At Santa Anita last winter in her first race over a mile, Windy was handily beaten by Belle Marie. But later at Aqueduct, after seeing her win the six-furlong Prioress and lose the seven-furlong Comely to Java Moon, Barrera decided to put her in the one-mile Acorn, the first of the filly Triple Crown races. She led every step of the way and beat Poker Night (who had already defeated both top older fillies, Summer Guest and Numbered Account) by a length. If she could do that against class competition, reasoned Barrera, let's see what she could do in the second leg of the Triple, the mile-and-an-eighth Mother Goose.

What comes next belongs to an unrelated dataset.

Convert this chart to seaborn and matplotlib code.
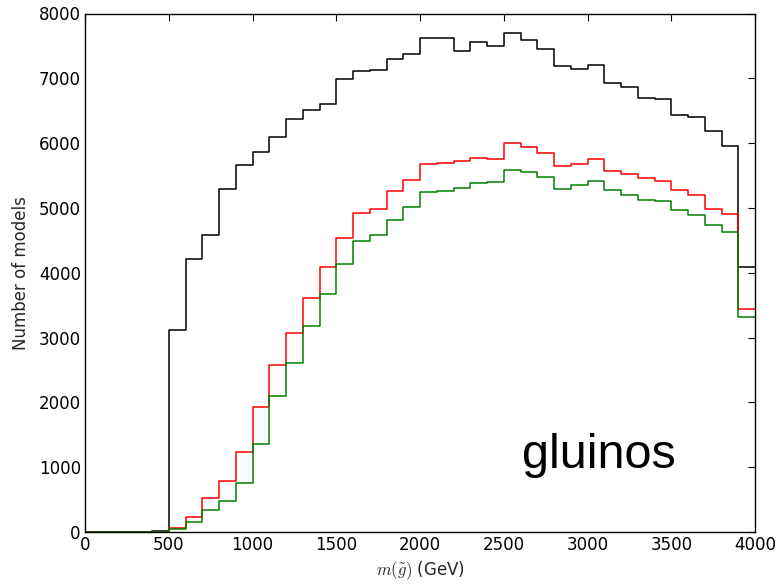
import numpy as np
import pandas as pd
import matplotlib
matplotlib.use("Agg")
import matplotlib.pyplot as plt
import seaborn as sns

# bin edges (GeV)
bin_edges = list(range(0, 4001, 100))
bin_centers = [e + 50 for e in bin_edges[:-1]]

# counts per 100 GeV bin
black_counts = [0, 0, 0, 0, 20, 3110, 4210, 4590, 5290, 5670,
                5870, 6090, 6370, 6505, 6600, 6985, 7115, 7132, 7300, 7370,
                7615, 7615, 7420, 7554, 7502, 7702, 7585, 7451, 7185, 7138,
                7205, 6923, 6871, 6702, 6686, 6440, 6410, 6189, 5958, 4088]
red_counts = [0, 0, 0, 0, 0, 66, 230, 528, 785, 1230,
              1928, 2574, 3077, 3610, 4095, 4538, 4923, 4989, 5256, 5425,
              5677, 5692, 5717, 5774, 5754, 6005, 5943, 5840, 5651, 5677,
              5754, 5574, 5528, 5462, 5420, 5271, 5205, 4985, 4908, 3440]
green_counts = [0, 0, 0, 0, 0, 46, 148, 343, 482, 758,
                1364, 2097, 2610, 3179, 3665, 4128, 4497, 4589, 4809, 5009,
                5251, 5266, 5312, 5385, 5394, 5585, 5548, 5471, 5292, 5354,
                5420, 5271, 5200, 5123, 5108, 4974, 4892, 4743, 4625, 3312]

series_names = ["all", "red", "green"]
series_colors = ["black", "#ff0000", "#008000"]

sns.set_style("white")
plt.rcParams["font.family"] = ["DejaVu Sans"]
plt.rcParams["mathtext.fontset"] = "cm"
plt.rcParams["xtick.direction"] = "in"
plt.rcParams["ytick.direction"] = "in"

fig = plt.figure(figsize=(7.79, 5.84), dpi=100)
ax = fig.add_axes([85 / 779, 1 - 532 / 584, 670 / 779, (532 - 13.5) / 584])

for name, counts, col in zip(series_names, [black_counts, red_counts, green_counts], series_colors):
    df = pd.DataFrame({"x": bin_centers, "w": counts})
    sns.histplot(data=df, x="x", weights="w", bins=bin_edges, element="step",
                 fill=False, color=col, linewidth=1.1, ax=ax)

ax.set_xlim(0, 4000)
ax.set_ylim(0, 8000)
ax.set_xticks(range(0, 4001, 500))
ax.set_yticks(range(0, 8001, 1000))
ax.tick_params(axis="both", which="major", labelsize=12, length=5, width=0.8,
               top=True, right=True, direction="in", colors="black", pad=3)
for s in ax.spines.values():
    s.set_visible(True)
    s.set_color("black")
    s.set_linewidth(1.0)

ax.set_xlabel(r"$m(\tilde{g})$ (GeV)", fontsize=12, labelpad=4)
ax.set_ylabel("Number of models", fontsize=12, labelpad=6)

ax.text(3070, 990, "gluinos", fontsize=35, family=["Liberation Sans", "DejaVu Sans"],
        ha="center", va="baseline", color="black")

fig.savefig("out.png", dpi=100)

Why not? And last Saturday at Belmont under Eddie Belmonte, who was subbing for the grounded Baeza, Windy blew the rest of the field right off the track. Barreling out of the No. 7 stall, she immediately took the lead and held it when first Java Moon and later Tommy's Girl and Voler tried to take it away from her. Windy still had it at the finish, by a nose, over long-shot Lady Love, who came charging through on the rail to make a thrilling race of it down the stretch.
Not only has Windy's Daughter now won 12 of 15 starts—10 of them have been stakes victories—and $304,682, she has given California breeding a boost with a victory over some notably bred and promising Eastern fillies. As she crossed the finish line in the stakes-tying record time of 1:48⅖ the Curland family could note with satisfaction that Windy numbered among her victims daughters of Bold Ruler, Tom Rolfe, Graustark, Herbager, Dr. Eager, Prince John, Vertex and Stage Door Johnny.
"Not bad, was it?" said an excited Mrs. Blackman as she sipped champagne later. "I guess we've got to go for the Oaks next," added Trainer Barrera. "But I've got to slow her down somehow. With her speed she'll never last a mile and a half."
Maybe not, but don't rush to bet against a Triple Crown candidate this year.